═════ DATASET SECTION ═════

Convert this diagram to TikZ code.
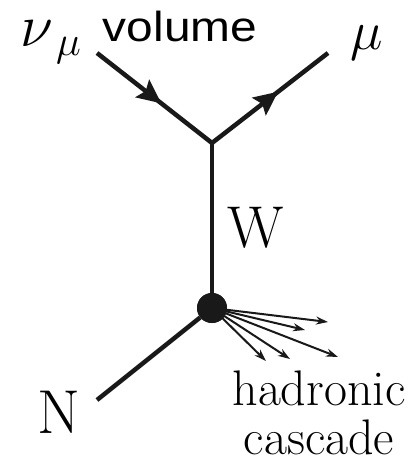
\RequirePackage{fix-cm}
\documentclass[tikz,border=0pt]{standalone}
\usepackage{fontspec}
\newfontfamily\labelsans{Liberation Sans}
\usetikzlibrary{arrows.meta,decorations.markings}

\begin{document}
\begin{tikzpicture}[
            x=1pt, y=-1pt,
            line/.style={line width=4.5pt, black!90},
            fermion/.style={line, postaction={decorate},
                            decoration={markings,
                              mark=at position #1 with {\arrow{Stealth[length=24pt,width=22pt,inset=4pt]}}}},
            hadron/.style={-{Stealth[length=12pt,width=8pt]}, line width=2pt, black!90},
            serif/.style={inner sep=0pt, anchor=base},
            every node/.style={inner sep=0pt}
        ]
        \useasboundingbox (0,0) rectangle (414,465);

        % Vertices and free ends
        \coordinate (nuin) at (97,53);
        \coordinate (vtx) at (212,143);
        \coordinate (muout) at (328,53);
        \coordinate (nucl) at (97,400);
        \node[circle, fill=black!90, minimum size=30pt] (blob) at (212,308) {};

        % Hadronic cascade
        \foreach \x/\y [count=\i] in {328/322, 305/330, 338/357, 290/359, 266/361} {
            \coordinate (h\i) at (\x,\y);
            \draw[hadron] (blob.center) -- (h\i);
        }
        \node[circle, fill=black!90, minimum size=30pt] at (blob) {};

        % Lines
        \draw[fermion=0.56] (nuin) -- (vtx);
        \draw[fermion=0.57] (vtx) -- (muout);
        \draw[line] (vtx) -- (blob);
        \draw[line] (nucl) -- (blob);

        % Labels
        \node[anchor=base west] (nulab) at (20,47) {\fontsize{60}{64}\selectfont$\nu_{\,\mu}$};
        \node[anchor=base west] (mulab) at (350,50) {\fontsize{55}{60}\selectfont$\mu$};
        \node[anchor=base, xscale=1.14] (vol) at (180,42) {\labelsans\fontsize{42}{46}\selectfont volume};
        \node[serif] (wlab) at (255.5,247) {\fontsize{59}{64}\selectfont W};
        \node[serif] (nlab) at (59,433) {\fontsize{62}{66}\selectfont N};
        \node[serif] (had) at (319,405) {\fontsize{50}{54}\selectfont hadronic};
        \node[serif] (cas) at (319,454) {\fontsize{50}{54}\selectfont cascade};

\end{tikzpicture}
\end{document}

═════

Reproduce the material in full, word for word, and omit the pictures.

Convert this diagram to TikZ code.
\RequirePackage{fix-cm}
\documentclass[tikz,border=0pt]{standalone}
\usepackage{fontspec}
\newfontfamily\labelsans{Liberation Sans}
\usetikzlibrary{arrows.meta,decorations.markings}

\begin{document}
\begin{tikzpicture}[
            x=1pt, y=-1pt,
            line/.style={line width=4.5pt, black!90},
            fermion/.style={line, postaction={decorate},
                            decoration={markings,
                              mark=at position #1 with {\arrow{Stealth[length=24pt,width=22pt,inset=4pt]}}}},
            hadron/.style={-{Stealth[length=12pt,width=8pt]}, line width=2pt, black!90},
            serif/.style={inner sep=0pt, anchor=base},
            every node/.style={inner sep=0pt}
        ]
        \useasboundingbox (0,0) rectangle (414,465);

        % Vertices and free ends
        \coordinate (nuin) at (97,53);
        \coordinate (vtx) at (212,143);
        \coordinate (muout) at (328,53);
        \coordinate (nucl) at (97,400);
        \node[circle, fill=black!90, minimum size=30pt] (blob) at (212,308) {};

        % Hadronic cascade
        \foreach \x/\y [count=\i] in {328/322, 305/330, 338/357, 290/359, 266/361} {
            \coordinate (h\i) at (\x,\y);
            \draw[hadron] (blob.center) -- (h\i);
        }
        \node[circle, fill=black!90, minimum size=30pt] at (blob) {};

        % Lines
        \draw[fermion=0.56] (nuin) -- (vtx);
        \draw[fermion=0.57] (vtx) -- (muout);
        \draw[line] (vtx) -- (blob);
        \draw[line] (nucl) -- (blob);

        % Labels
        \node[anchor=base west] (nulab) at (20,47) {\fontsize{60}{64}\selectfont$\nu_{\,\mu}$};
        \node[anchor=base west] (mulab) at (350,50) {\fontsize{55}{60}\selectfont$\mu$};
        \node[anchor=base, xscale=1.14] (vol) at (180,42) {\labelsans\fontsize{42}{46}\selectfont volume};
        \node[serif] (wlab) at (255.5,247) {\fontsize{59}{64}\selectfont W};
        \node[serif] (nlab) at (59,433) {\fontsize{62}{66}\selectfont N};
        \node[serif] (had) at (319,405) {\fontsize{50}{54}\selectfont hadronic};
        \node[serif] (cas) at (319,454) {\fontsize{50}{54}\selectfont cascade};

\end{tikzpicture}
\end{document}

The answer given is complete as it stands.